Chef Point Café’s personality-filled menu is part of the down-home marketing strategy in which Paula has found success, another thing she’s constantly trying to improve.

“The key is not just having a great product,” she says. “You can have an average product and great marketing and still be successful. We’re lucky enough to have both.” Her concept, “five-star food in a gas station,” is about as novel as they come. No external organization has come in to grant them those five stars, but Paula says that’s not what it’s about. “We think we’re five-star,” she says. And when customers taste the food, they almost always agree. The only complaints to be found on social review site Yelp.com are about the long waits you have to endure to get a table—a blessing and a curse for the owners. The food gets nothing but praise.

“One bite into the crunchy and delicious chicken and I knew I was in for a wonderful meal,” writes Dan D. of North Richland Hills, Texas, in his five-star Yelp review. “It has a great crunch to it, freshly fried, and the chicken itself has a sweet, tangy taste to it.” When customers do have criticisms, Paula and Franson do their best to listen and make changes. They’ve been trying to do monthly “Wine & Dine” events—selling tickets to themed dinners at which they pair wines with different dishes— but they have some kinks to work out.

“We’re still learning about it all and we’re trying to be better at it,” Paula says. “Our customers certainly let us know when we’re not successful at something. They don’t hold back at all.”

For the first five years, Paula’s main marking effort was gathering customers’ email addresses and constantly making contact by sending out photos of food and information about specials and events. After a few customers told her they should be on Food Network’s “Diners, Drive-ins and Dives,” Paula started including a link to the show’s website in her emails and encouraging customers to request that Chef Point Café be featured.

When the network contacted her about being on the show, they told her they’d never received more requests for a business. The segment aired in April 2009.

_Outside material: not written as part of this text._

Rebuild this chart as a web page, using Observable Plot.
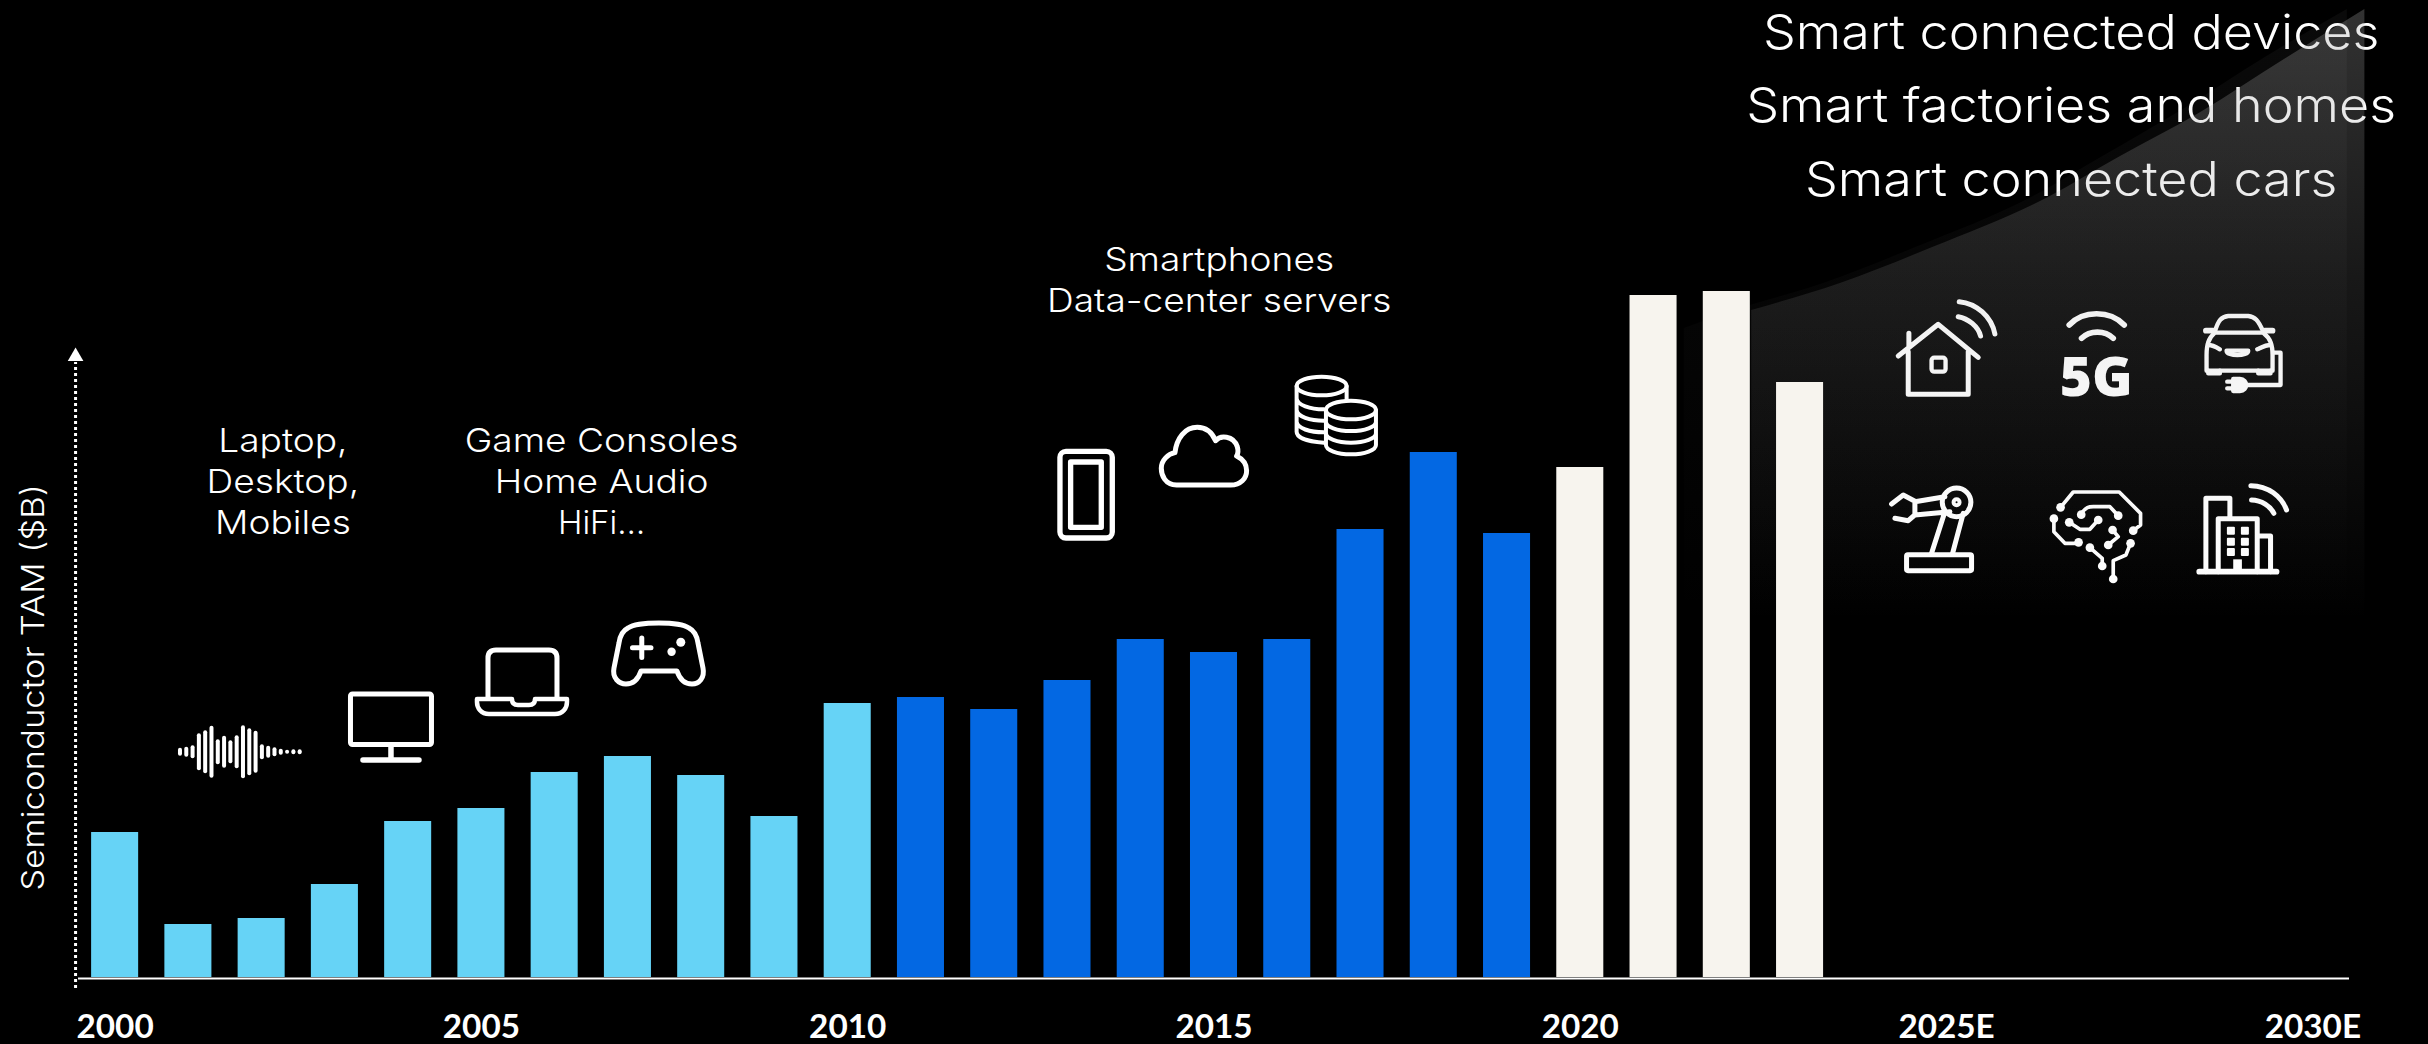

Another marketing effort came on wheels. The couple bought a food truck at a great deal because they needed more kitchen space, so they decided to start selling food out of it. After going through the painstaking process of getting the permits they needed, the truck now serves as another marketing tool. “The food truck for us is not a money maker,” Paula says, “but what it does is put us out there in the marketplace. On the highway, people see it. We set up on location for a day, people try the food, and then they want to come to the restaurant on the weekends.”

Bigger, Better Business

In November of last year, Chef Point Café reopened after a big expansion. The kitchen size and seating capacity doubled, and now there’s a full-service bar, which took space from the coolers on the c-store side to do it. The c-store part of their business has been shrinking from the beginning. Now only about 5% of the store is designated to convenience items.

“In order for people to come in and buy stuff, it needs to be convenient,” Paula says. “It’s not easy for somebody to get through the crowd to the cooler to buy things with lines of people waiting for tables.”

Even the remaining 5% will most likely continue to shrink as Paula and Franson devote more space to Chef Point retail items such as spice blends, soups, aprons and shot glasses. But they have no plans to get rid of the gasoline—a crucial part of the concept that makes them so unique.

“Come in for food and leave with gas. That’s what we tell people,” Paula says.

Their business may be constantly evolving, but Paula and Franson’s relationship is steady. Many husband-wife business partnerships struggle with the marriage part, when work overlaps with personal life and heads start to butt. But that’s not the case here. The couple’s two children even are involved with the business, and the family bonds are strengthened by the adventure.

“Even though we’re at the same building all day long, we don’t always overlap in what we do,” Paula says. “All we want to do is be better than the day before. Nwaeze wants to make better dishes, and I want to get more people in the door.”